[Entries from a dataset]
========

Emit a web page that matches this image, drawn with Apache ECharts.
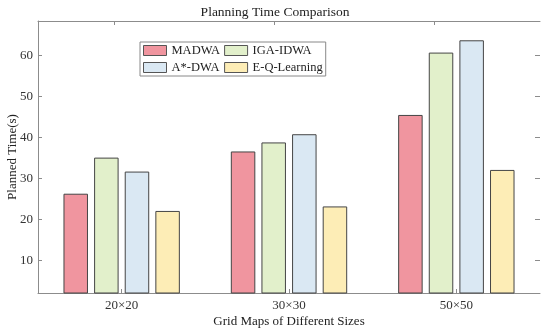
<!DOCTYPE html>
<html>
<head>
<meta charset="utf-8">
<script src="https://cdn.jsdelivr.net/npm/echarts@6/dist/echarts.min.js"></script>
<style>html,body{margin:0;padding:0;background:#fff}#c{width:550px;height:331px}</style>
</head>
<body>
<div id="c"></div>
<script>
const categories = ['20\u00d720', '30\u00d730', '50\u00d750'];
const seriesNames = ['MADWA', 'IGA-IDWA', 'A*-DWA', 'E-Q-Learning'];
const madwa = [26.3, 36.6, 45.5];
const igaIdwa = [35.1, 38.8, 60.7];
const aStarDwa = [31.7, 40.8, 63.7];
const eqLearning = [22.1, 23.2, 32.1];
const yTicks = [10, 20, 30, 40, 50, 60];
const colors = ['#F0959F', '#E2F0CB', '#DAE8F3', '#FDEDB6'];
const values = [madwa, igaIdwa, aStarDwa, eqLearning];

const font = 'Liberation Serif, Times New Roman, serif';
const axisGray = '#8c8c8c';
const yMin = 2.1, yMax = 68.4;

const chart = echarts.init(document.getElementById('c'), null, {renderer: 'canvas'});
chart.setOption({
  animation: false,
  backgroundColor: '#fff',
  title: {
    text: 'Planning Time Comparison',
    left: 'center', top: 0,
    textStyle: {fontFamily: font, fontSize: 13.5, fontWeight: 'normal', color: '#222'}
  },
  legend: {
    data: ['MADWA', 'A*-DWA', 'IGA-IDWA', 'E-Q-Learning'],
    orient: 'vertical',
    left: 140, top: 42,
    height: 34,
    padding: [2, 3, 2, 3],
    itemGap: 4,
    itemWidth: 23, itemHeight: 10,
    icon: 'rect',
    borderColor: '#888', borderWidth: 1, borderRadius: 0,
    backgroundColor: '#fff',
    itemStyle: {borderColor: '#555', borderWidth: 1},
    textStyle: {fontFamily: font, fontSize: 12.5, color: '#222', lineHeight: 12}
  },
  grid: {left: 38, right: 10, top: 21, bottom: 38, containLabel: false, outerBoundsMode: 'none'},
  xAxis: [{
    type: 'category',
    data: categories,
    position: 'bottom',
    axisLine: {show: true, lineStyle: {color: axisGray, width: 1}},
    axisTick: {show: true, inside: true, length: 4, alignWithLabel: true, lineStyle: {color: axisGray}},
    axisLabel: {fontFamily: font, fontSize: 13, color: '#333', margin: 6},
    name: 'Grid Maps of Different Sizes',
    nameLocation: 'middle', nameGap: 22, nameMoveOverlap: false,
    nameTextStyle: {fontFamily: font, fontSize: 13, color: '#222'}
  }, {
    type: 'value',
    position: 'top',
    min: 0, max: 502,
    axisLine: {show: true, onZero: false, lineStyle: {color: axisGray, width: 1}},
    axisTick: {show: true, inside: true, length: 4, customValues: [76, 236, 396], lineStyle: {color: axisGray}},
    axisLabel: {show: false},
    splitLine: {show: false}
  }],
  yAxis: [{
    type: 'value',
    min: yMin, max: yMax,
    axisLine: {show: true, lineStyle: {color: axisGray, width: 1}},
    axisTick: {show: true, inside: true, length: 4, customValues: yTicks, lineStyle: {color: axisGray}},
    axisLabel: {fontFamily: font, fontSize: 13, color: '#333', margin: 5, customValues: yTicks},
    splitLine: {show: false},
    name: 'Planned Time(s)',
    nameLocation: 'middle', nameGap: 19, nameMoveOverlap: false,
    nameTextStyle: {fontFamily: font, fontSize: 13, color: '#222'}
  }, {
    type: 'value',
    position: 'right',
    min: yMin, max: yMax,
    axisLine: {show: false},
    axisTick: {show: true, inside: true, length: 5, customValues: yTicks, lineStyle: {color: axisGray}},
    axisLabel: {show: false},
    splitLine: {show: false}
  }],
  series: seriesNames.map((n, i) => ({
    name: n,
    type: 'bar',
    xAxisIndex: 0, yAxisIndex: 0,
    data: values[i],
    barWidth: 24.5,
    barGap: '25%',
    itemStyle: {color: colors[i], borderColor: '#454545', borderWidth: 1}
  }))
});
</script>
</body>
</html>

========

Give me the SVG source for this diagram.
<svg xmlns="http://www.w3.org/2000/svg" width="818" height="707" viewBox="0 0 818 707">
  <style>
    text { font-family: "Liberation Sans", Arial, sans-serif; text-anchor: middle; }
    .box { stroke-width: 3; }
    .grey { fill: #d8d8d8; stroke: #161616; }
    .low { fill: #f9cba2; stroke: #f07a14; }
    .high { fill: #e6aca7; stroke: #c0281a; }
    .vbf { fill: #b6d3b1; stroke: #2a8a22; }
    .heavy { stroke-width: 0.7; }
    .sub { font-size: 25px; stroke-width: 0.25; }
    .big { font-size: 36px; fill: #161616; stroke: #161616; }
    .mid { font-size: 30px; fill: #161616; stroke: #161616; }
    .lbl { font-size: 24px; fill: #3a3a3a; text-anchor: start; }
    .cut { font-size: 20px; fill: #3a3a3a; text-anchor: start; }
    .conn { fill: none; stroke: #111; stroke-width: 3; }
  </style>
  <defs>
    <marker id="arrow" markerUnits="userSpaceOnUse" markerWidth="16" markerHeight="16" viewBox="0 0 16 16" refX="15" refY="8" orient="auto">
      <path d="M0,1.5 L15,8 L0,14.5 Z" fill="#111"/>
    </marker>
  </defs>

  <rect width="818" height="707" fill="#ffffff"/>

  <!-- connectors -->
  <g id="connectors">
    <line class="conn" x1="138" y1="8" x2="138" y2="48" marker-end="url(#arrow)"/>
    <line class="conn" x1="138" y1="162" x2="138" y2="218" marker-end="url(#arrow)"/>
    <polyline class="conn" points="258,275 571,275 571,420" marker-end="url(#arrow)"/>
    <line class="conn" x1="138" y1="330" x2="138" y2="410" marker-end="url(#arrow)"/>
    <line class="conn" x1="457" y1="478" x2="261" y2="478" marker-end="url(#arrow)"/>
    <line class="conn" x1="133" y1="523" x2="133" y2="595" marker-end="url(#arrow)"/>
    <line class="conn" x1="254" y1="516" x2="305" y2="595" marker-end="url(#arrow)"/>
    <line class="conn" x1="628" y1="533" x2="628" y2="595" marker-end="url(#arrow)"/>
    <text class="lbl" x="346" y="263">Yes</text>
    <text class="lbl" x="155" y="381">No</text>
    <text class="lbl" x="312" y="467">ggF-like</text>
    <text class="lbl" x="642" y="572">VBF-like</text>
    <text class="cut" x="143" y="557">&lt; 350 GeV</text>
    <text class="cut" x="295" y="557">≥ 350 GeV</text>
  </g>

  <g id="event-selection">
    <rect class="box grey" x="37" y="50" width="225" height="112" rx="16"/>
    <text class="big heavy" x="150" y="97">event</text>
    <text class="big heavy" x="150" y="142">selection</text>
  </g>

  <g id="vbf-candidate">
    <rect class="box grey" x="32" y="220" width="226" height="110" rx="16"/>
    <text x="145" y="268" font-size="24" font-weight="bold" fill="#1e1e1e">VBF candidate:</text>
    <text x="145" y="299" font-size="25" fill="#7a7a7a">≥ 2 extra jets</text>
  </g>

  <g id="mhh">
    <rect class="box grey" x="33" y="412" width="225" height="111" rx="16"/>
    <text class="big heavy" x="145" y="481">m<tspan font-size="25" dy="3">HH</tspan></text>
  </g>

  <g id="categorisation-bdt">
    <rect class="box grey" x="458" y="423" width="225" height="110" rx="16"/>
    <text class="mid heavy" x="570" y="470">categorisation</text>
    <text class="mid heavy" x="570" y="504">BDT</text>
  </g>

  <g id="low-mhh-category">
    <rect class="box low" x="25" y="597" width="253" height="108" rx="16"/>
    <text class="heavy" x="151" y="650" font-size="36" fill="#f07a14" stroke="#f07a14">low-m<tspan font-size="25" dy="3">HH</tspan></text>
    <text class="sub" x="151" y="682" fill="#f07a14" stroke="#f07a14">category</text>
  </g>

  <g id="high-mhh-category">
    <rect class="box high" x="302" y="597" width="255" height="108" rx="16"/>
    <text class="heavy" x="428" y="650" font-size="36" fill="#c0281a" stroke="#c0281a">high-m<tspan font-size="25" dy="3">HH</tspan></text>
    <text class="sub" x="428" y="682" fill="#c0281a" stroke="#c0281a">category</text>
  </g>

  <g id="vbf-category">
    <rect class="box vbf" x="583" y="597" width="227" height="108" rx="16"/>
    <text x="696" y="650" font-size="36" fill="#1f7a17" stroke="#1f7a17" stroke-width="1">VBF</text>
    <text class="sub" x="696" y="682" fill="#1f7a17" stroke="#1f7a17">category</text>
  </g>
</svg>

========

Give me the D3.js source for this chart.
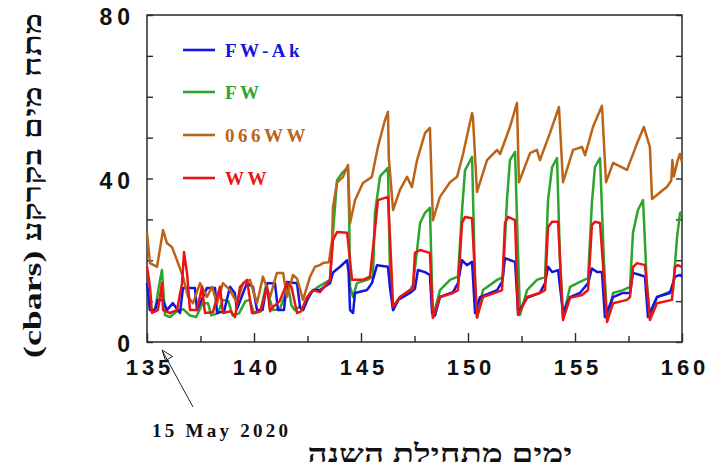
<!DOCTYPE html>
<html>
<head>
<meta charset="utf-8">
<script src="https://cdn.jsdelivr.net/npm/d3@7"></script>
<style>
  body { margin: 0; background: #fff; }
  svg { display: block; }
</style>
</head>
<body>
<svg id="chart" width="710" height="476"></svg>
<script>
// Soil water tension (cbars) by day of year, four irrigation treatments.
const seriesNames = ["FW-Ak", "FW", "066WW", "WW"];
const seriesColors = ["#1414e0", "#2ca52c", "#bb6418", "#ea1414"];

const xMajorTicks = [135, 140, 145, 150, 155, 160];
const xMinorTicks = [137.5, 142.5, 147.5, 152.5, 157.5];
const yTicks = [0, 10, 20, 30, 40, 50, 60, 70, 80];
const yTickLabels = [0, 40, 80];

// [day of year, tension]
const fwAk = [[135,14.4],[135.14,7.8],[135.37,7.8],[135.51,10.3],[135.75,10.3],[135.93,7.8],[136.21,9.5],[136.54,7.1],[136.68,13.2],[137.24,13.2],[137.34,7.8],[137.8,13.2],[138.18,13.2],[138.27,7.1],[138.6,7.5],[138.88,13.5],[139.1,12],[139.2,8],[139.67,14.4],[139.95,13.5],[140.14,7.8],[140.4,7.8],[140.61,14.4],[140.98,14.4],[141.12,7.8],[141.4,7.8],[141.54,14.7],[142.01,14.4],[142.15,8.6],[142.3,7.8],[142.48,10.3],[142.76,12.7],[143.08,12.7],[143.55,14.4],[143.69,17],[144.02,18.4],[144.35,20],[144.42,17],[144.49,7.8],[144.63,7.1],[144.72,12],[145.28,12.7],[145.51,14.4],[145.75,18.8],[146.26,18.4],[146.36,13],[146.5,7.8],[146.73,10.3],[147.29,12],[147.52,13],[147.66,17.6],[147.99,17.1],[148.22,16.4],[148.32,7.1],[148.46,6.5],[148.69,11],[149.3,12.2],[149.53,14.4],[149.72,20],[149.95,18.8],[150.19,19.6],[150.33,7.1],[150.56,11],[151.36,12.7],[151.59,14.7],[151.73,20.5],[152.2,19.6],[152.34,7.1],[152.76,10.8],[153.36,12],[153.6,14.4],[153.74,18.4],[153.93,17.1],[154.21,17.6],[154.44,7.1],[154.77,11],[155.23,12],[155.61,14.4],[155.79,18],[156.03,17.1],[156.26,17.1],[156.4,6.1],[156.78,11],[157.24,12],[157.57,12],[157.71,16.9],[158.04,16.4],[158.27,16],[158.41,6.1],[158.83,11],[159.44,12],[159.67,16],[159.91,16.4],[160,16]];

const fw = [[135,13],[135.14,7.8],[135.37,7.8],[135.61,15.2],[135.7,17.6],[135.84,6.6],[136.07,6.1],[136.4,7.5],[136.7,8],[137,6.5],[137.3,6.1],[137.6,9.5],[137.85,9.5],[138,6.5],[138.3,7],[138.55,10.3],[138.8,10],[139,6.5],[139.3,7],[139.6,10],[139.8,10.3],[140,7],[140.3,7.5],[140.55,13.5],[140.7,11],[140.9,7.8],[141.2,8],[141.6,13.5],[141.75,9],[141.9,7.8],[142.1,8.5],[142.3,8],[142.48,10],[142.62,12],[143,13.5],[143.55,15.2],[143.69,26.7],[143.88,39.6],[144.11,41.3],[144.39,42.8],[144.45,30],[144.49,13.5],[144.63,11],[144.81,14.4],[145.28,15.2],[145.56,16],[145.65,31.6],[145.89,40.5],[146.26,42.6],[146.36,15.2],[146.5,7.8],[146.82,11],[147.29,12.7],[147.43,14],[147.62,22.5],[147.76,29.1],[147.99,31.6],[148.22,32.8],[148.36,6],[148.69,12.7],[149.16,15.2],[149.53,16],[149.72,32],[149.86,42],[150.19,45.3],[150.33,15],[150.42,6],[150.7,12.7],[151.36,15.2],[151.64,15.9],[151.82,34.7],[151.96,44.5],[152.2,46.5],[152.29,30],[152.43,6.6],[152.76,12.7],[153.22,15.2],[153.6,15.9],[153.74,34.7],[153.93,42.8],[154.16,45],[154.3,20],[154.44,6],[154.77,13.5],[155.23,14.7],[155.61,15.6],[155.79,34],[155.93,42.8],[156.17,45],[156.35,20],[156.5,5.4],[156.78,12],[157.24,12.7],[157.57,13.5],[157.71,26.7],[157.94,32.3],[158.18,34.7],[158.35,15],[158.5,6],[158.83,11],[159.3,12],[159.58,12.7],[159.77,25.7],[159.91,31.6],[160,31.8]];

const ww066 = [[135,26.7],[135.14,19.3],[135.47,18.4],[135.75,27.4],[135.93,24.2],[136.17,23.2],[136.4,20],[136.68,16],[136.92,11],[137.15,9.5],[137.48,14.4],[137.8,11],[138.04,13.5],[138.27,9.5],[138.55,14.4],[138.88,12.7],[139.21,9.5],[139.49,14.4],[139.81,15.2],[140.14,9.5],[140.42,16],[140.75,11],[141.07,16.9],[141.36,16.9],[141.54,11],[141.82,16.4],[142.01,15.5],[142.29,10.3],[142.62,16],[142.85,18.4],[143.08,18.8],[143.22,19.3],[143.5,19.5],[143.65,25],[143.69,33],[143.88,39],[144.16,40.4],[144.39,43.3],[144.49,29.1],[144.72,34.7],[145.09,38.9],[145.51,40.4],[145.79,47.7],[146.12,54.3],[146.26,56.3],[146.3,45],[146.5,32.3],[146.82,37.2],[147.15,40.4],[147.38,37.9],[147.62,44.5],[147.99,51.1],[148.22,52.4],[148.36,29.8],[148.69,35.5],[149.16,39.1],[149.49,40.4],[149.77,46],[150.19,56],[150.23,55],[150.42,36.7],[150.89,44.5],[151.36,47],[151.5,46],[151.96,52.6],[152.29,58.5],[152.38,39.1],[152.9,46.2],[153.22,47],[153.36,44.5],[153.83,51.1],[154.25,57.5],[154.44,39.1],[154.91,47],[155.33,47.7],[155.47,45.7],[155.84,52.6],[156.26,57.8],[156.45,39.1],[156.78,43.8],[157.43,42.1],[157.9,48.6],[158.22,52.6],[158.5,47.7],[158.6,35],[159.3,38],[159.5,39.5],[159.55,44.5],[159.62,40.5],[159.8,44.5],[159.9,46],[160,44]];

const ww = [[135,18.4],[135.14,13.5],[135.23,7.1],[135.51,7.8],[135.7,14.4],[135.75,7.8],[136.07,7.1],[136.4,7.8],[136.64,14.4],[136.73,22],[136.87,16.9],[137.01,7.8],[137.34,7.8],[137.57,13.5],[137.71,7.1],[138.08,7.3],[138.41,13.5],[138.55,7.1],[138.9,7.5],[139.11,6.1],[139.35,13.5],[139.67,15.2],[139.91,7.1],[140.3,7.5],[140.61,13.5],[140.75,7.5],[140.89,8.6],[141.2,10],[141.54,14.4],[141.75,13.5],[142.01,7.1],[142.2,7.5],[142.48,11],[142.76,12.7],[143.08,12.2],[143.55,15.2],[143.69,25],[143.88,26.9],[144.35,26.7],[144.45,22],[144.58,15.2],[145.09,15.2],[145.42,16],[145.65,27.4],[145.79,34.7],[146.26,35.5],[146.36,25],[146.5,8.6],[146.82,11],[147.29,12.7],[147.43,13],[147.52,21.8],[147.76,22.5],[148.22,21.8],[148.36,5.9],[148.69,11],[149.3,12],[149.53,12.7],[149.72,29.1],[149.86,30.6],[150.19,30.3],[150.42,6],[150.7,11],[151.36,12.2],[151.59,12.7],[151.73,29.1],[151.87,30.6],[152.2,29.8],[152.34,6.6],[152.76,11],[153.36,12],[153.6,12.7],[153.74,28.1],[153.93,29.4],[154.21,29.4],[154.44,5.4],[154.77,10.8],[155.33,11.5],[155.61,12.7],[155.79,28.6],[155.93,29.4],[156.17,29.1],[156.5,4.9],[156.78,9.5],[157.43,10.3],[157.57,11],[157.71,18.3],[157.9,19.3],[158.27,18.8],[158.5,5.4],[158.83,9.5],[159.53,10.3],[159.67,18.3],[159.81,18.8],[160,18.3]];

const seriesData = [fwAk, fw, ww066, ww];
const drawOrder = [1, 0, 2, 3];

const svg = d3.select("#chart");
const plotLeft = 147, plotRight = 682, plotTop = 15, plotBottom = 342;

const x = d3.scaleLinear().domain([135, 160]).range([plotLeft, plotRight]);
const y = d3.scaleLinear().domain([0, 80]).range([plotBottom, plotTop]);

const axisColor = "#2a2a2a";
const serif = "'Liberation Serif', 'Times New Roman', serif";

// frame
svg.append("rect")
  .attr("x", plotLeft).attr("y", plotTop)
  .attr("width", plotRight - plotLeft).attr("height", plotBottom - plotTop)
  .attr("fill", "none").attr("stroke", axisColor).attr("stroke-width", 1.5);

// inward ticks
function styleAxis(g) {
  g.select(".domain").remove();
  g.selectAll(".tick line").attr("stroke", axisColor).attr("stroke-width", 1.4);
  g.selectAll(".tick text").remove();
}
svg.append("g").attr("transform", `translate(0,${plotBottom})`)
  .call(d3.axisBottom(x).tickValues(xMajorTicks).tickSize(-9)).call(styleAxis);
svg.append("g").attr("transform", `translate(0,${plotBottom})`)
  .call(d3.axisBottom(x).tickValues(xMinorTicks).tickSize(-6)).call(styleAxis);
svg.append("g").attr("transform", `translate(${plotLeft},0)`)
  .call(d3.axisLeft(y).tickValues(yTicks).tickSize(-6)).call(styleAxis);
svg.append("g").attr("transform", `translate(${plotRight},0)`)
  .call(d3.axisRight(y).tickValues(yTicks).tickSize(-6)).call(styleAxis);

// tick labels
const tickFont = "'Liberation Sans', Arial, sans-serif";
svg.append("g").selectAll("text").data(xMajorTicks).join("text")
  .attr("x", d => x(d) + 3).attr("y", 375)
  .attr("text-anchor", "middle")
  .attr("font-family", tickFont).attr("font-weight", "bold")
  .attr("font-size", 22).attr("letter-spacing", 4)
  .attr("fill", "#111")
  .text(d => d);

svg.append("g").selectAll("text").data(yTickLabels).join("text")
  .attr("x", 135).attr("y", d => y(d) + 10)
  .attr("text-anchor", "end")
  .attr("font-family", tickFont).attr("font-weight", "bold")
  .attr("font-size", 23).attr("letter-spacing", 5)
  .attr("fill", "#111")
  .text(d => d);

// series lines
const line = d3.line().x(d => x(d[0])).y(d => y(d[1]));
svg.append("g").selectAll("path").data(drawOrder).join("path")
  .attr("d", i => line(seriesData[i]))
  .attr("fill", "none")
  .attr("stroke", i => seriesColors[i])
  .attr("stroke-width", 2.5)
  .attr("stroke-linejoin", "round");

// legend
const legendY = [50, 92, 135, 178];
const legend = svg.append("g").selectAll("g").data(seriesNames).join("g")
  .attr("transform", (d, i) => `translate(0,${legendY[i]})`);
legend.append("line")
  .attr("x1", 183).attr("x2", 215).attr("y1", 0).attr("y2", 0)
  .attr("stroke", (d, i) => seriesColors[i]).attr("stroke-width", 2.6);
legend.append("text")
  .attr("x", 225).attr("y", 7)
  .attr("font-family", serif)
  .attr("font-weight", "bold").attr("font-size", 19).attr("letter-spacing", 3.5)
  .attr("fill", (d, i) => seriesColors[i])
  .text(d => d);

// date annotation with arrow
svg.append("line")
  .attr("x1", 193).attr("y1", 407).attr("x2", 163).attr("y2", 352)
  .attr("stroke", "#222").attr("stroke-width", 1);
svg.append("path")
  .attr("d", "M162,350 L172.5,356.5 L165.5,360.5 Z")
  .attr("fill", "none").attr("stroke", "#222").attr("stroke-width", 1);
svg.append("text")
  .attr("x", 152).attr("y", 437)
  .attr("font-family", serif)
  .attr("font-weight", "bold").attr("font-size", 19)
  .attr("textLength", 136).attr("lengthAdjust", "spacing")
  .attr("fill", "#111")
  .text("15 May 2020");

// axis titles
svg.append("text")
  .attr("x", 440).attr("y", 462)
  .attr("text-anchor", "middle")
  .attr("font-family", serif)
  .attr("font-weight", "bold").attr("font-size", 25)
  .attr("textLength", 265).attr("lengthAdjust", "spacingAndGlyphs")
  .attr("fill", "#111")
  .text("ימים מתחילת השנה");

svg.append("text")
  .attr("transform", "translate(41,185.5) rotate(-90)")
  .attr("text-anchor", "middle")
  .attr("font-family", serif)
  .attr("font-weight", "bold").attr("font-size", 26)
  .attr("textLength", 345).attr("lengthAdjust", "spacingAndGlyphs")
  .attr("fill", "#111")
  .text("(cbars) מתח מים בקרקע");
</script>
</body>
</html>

========

### Task to carry out
From the entries above, copy out every line where the string "Give" appears.

### Final result
Give me the SVG source for this diagram.
Give me the D3.js source for this chart.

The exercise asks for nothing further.